━━━━━ Data excerpt ━━━━━

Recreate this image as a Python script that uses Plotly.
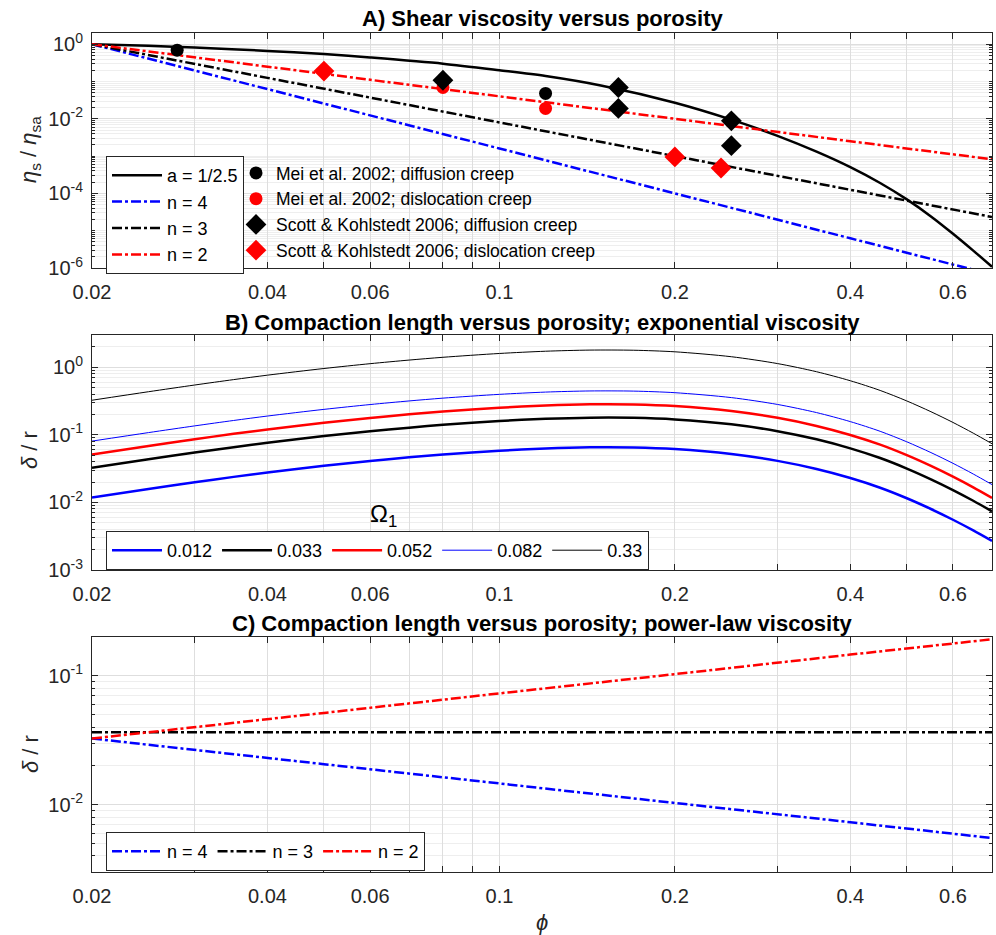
import math
import plotly.graph_objects as go

# ---------------- data ----------------
# Panel A: shear viscosity versus porosity
phi_exp = [0.02, 0.025, 0.03, 0.04, 0.05, 0.06, 0.08, 0.1, 0.12, 0.15, 0.2, 0.25,
           0.3, 0.35, 0.4, 0.45, 0.5, 0.55, 0.6, 0.65, 0.7]
eta_exp = [1.0, 0.905, 0.815, 0.66, 0.545, 0.44, 0.30, 0.20, 0.14, 0.077, 0.027, 0.0095,
           0.0035, 0.00132, 0.000506, 0.00019, 0.000069, 0.0000242, 0.0000083, 0.00000293,
           0.00000108]
phi_pow = [0.02, 0.04, 0.1, 0.2, 0.4, 0.7]
eta_n4 = [1.0, 0.0625, 0.0016, 0.0001, 0.00000625, 0.00000067]
eta_n3 = [1.0, 0.125, 0.008, 0.001, 0.000125, 0.0000233]
eta_n2 = [1.0, 0.25, 0.04, 0.01, 0.0025, 0.00082]

mei_diff_phi = [0.028, 0.12]
mei_diff_eta = [0.69, 0.048]
mei_disl_phi = [0.08, 0.12]
mei_disl_eta = [0.069, 0.019]
sk_diff_phi = [0.08, 0.16, 0.16, 0.25, 0.25]
sk_diff_eta = [0.108, 0.069, 0.019, 0.0088, 0.0019]
sk_disl_phi = [0.05, 0.2, 0.24]
sk_disl_eta = [0.19, 0.00095, 0.00048]

# Panel B: compaction length, exponential viscosity
phi_b = [0.02, 0.025, 0.03, 0.035, 0.04, 0.05, 0.06, 0.07, 0.08, 0.1, 0.12, 0.143,
         0.17, 0.2, 0.25, 0.3, 0.35, 0.4, 0.45, 0.5, 0.55, 0.6, 0.65, 0.7]
d_0012 = [0.01182, 0.01579, 0.01985, 0.02387, 0.02776, 0.03485, 0.04106, 0.04644, 0.05107,
          0.05813, 0.06277, 0.06524, 0.0649, 0.06151, 0.05202, 0.0412, 0.03122, 0.02296,
          0.0165, 0.01153, 0.00799, 0.00554, 0.00385, 0.00269]
d_0033 = [0.0325, 0.04343, 0.05458, 0.06564, 0.07633, 0.09583, 0.1129, 0.1277, 0.1404,
          0.1599, 0.1726, 0.1794, 0.1785, 0.1692, 0.1431, 0.1133, 0.08587, 0.06313,
          0.04538, 0.03171, 0.02198, 0.01525, 0.01059, 0.00739]
d_0052 = [0.05122, 0.06843, 0.08601, 0.1034, 0.1203, 0.151, 0.1779, 0.2012, 0.2213,
          0.2519, 0.272, 0.2827, 0.2812, 0.2666, 0.2254, 0.1785, 0.1353, 0.09948,
          0.0715, 0.04997, 0.03463, 0.02402, 0.01669, 0.01165]
d_0082 = [0.08077, 0.1079, 0.1356, 0.1631, 0.1897, 0.2381, 0.2806, 0.3173, 0.349,
          0.3972, 0.4289, 0.4458, 0.4435, 0.4203, 0.3555, 0.2815, 0.2134, 0.1569,
          0.1128, 0.0788, 0.05461, 0.03788, 0.02632, 0.01837]
d_033 = [0.325, 0.4343, 0.5458, 0.6564, 0.7633, 0.9583, 1.129, 1.277, 1.404,
         1.599, 1.726, 1.794, 1.785, 1.692, 1.431, 1.133, 0.8587, 0.6313,
         0.4538, 0.3171, 0.2198, 0.1525, 0.1059, 0.0739]

# Panel C: compaction length, power-law viscosity
phi_c = [0.02, 0.05, 0.1, 0.2, 0.4, 0.7]
c_n4 = [0.0326, 0.0206, 0.0146, 0.0103, 0.0073, 0.0055]
c_n3 = [0.0365, 0.0365, 0.0365, 0.0365, 0.0365, 0.0365]
c_n2 = [0.0326, 0.0515, 0.073, 0.103, 0.146, 0.192]

x_tickvals = [0.02, 0.03, 0.04, 0.05, 0.06, 0.07, 0.08, 0.09, 0.1, 0.2, 0.3, 0.4, 0.5, 0.6]
x_ticktext = ["0.02", "", "0.04", "", "0.06", "", "", "", "0.1", "0.2", "", "0.4", "", "0.6"]

# ---------------- figure ----------------
W, H = 996, 935
FONT = "Liberation Sans, Arial, Helvetica, sans-serif"
AX = "#262626"
GRID = "#dedede"
MGRID = "#eeeeee"
DASHDOT = "10px,3px,3px,3px"

fig = go.Figure()

def line(x, y, color, width, dash, name, xa, ya, legend, smooth=0.8):
    shape = "spline" if smooth > 0 else "linear"
    fig.add_trace(go.Scatter(x=x, y=y, mode="lines", name=name,
                             line=dict(color=color, width=width, dash=dash, shape=shape,
                                       smoothing=smooth if smooth > 0 else None,
                                       simplify=False),
                             xaxis=xa, yaxis=ya, legend=legend))

# Panel A
line(phi_exp, eta_exp, "black", 2.5, "solid", "a = 1/2.5", "x", "y", "legend")
line(phi_pow, eta_n4, "#0000ff", 2.5, DASHDOT, "n = 4", "x", "y", "legend", 0)
line(phi_pow, eta_n3, "black", 2.5, DASHDOT, "n = 3", "x", "y", "legend", 0)
line(phi_pow, eta_n2, "#ff0000", 2.5, DASHDOT, "n = 2", "x", "y", "legend", 0)

def pts(x, y, color, symbol, size, name):
    fig.add_trace(go.Scatter(x=x, y=y, mode="markers", name=name,
                             marker=dict(color=color, symbol=symbol, size=size, line=dict(width=0)),
                             xaxis="x", yaxis="y", legend="legend2"))

pts(mei_diff_phi, mei_diff_eta, "black", "circle", 13, "Mei et al. 2002; diffusion creep")
pts(mei_disl_phi, mei_disl_eta, "#ff0000", "circle", 13, "Mei et al. 2002; dislocation creep")
pts(sk_diff_phi, sk_diff_eta, "black", "diamond", 16, "Scott &amp; Kohlstedt 2006; diffusion creep")
pts(sk_disl_phi, sk_disl_eta, "#ff0000", "diamond", 16, "Scott &amp; Kohlstedt 2006; dislocation creep")

# Panel B
line(phi_b, d_0012, "#0000ff", 2.5, "solid", "0.012", "x2", "y2", "legend3")
line(phi_b, d_0033, "black", 2.5, "solid", "0.033", "x2", "y2", "legend3")
line(phi_b, d_0052, "#ff0000", 2.5, "solid", "0.052", "x2", "y2", "legend3")
line(phi_b, d_0082, "#0000ff", 1, "solid", "0.082", "x2", "y2", "legend3")
line(phi_b, d_033, "black", 1, "solid", "0.33", "x2", "y2", "legend3")

# Panel C
line(phi_c, c_n4, "#0000ff", 2.5, DASHDOT, "n = 4", "x3", "y3", "legend4", 0)
line(phi_c, c_n3, "black", 2.5, DASHDOT, "n = 3", "x3", "y3", "legend4", 0)
line(phi_c, c_n2, "#ff0000", 2.5, DASHDOT, "n = 2", "x3", "y3", "legend4", 0)

def px_x(p):
    return p / W

def px_y(p):
    return 1 - p / H

XL, XR = 92, 992
panels = {"A": (33, 268), "B": (335, 570), "C": (637, 872)}

def sup(k):
    return "10<sup>%d</sup>" % k

def minor_vals(lo, hi, skip_majors):
    vals = []
    for k in range(lo, hi + 1):
        for m in range(1, 10):
            if m == 1 and k in skip_majors:
                continue
            vals.append(m * 10.0 ** k)
    return vals

xcommon = dict(type="log", range=[math.log10(0.02), math.log10(0.7)], automargin=False,
               tickmode="array", tickvals=x_tickvals, ticktext=x_ticktext,
               ticks="inside", ticklen=6, tickcolor=AX, showline=True, linecolor=AX,
               linewidth=1, mirror="ticks", showgrid=True, gridcolor=GRID, gridwidth=1,
               zeroline=False, ticklabelstandoff=6,
               tickfont=dict(family=FONT, size=20, color=AX))
ycommon = dict(type="log", ticks="inside", ticklen=6, tickcolor=AX, showline=True,
               linecolor=AX, linewidth=1, mirror="ticks", showgrid=True, gridcolor=GRID,
               zeroline=False, tickmode="array", automargin=False, ticklabelstandoff=4,
               tickfont=dict(family=FONT, size=20, color=AX))

ymaj_a = [-6, -4, -2, 0]
ymaj_b = [-3, -2, -1, 0]
ymaj_c = [-2, -1]

def ydom(key):
    t, b = panels[key]
    return [px_y(b), px_y(t)]

def minor(lo, hi, skip):
    return dict(tickmode="array", tickvals=minor_vals(lo, hi, skip), ticks="inside",
                ticklen=3, tickcolor=AX, showgrid=True, gridcolor=MGRID)

leg_font = dict(family=FONT, size=18, color="black")

fig.update_layout(
    width=W, height=H, margin=dict(l=0, r=0, t=0, b=0, autoexpand=False),
    paper_bgcolor="white", plot_bgcolor="white",
    font=dict(family=FONT, color=AX),
    xaxis=dict(xcommon, domain=[px_x(XL), px_x(XR)], anchor="y"),
    xaxis2=dict(xcommon, domain=[px_x(XL), px_x(XR)], anchor="y2"),
    xaxis3=dict(xcommon, domain=[px_x(XL), px_x(XR)], anchor="y3"),
    yaxis=dict(ycommon, domain=ydom("A"), anchor="x", range=[-6, 0.3],
               tickvals=[10.0 ** k for k in ymaj_a], ticktext=[sup(k) for k in ymaj_a],
               minor=minor(-6, 0, ymaj_a)),
    yaxis2=dict(ycommon, domain=ydom("B"), anchor="x2", range=[-3, math.log10(3)],
                tickvals=[10.0 ** k for k in ymaj_b], ticktext=[sup(k) for k in ymaj_b],
                minor=minor(-3, 0, ymaj_b)),
    yaxis3=dict(ycommon, domain=ydom("C"), anchor="x3",
                range=[math.log10(0.003), math.log10(0.2)],
                tickvals=[10.0 ** k for k in ymaj_c], ticktext=[sup(k) for k in ymaj_c],
                minor=minor(-3, -1, ymaj_c)),
    legend=dict(x=px_x(106), y=px_y(156), xanchor="left", yanchor="top",
                bgcolor="white", bordercolor=AX, borderwidth=1, itemwidth=50,
                font=leg_font, tracegroupgap=0),
    legend2=dict(x=px_x(236), y=px_y(155), xanchor="left", yanchor="top",
                 bgcolor="rgba(0,0,0,0)", borderwidth=0, itemwidth=30,
                 font=dict(family=FONT, size=17.5, color="black")),
    legend3=dict(x=px_x(106), y=px_y(531), xanchor="left", yanchor="top", orientation="h",
                 bgcolor="white", bordercolor=AX, borderwidth=1, itemwidth=50,
                 font=leg_font),
    legend4=dict(x=px_x(106), y=px_y(832), xanchor="left", yanchor="top", orientation="h",
                 bgcolor="white", bordercolor=AX, borderwidth=1, itemwidth=50,
                 font=leg_font),
)

ann = []
titles = [("A) Shear viscosity versus porosity", 19),
          ("B) Compaction length versus porosity; exponential viscosity", 322),
          ("C) Compaction length versus porosity; power-law viscosity", 623)]
for txt, yp in titles:
    ann.append(dict(text="<b>%s</b>" % txt, x=px_x((XL + XR) / 2), y=px_y(yp), xref="paper",
                    yref="paper", showarrow=False, xanchor="center", yanchor="middle",
                    font=dict(family=FONT, size=22, color="black")))
ylabels = [("<i>η</i><sub>s</sub> / <i>η</i><sub>sa</sub>", 150),
           ("<i>δ</i> / r", 450), ("<i>δ</i> / r", 754)]
for txt, yp in ylabels:
    ann.append(dict(text=txt, x=px_x(30), y=px_y(yp), xref="paper", yref="paper",
                    showarrow=False, textangle=-90, xanchor="center", yanchor="middle",
                    font=dict(family=FONT, size=22, color=AX)))
ann.append(dict(text="Ω<sub>1</sub>", x=px_x(383), y=px_y(515), xref="paper", yref="paper",
                showarrow=False, xanchor="center", yanchor="middle",
                font=dict(family=FONT, size=24, color="black")))
ann.append(dict(text="<i>ϕ</i>", x=px_x(542), y=px_y(922), xref="paper", yref="paper",
                showarrow=False, xanchor="center", yanchor="middle",
                font=dict(family=FONT, size=22, color=AX)))
fig.update_layout(annotations=ann)

fig.write_html("out.html")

━━━━━

• [Written exercise]: Pictures are excluded: retype only the lines from the beginning of the listing above through the line with "import plotly.graph_objects as go", both included.

• [Exercise result]:
Recreate this image as a Python script that uses Plotly.
import math
import plotly.graph_objects as go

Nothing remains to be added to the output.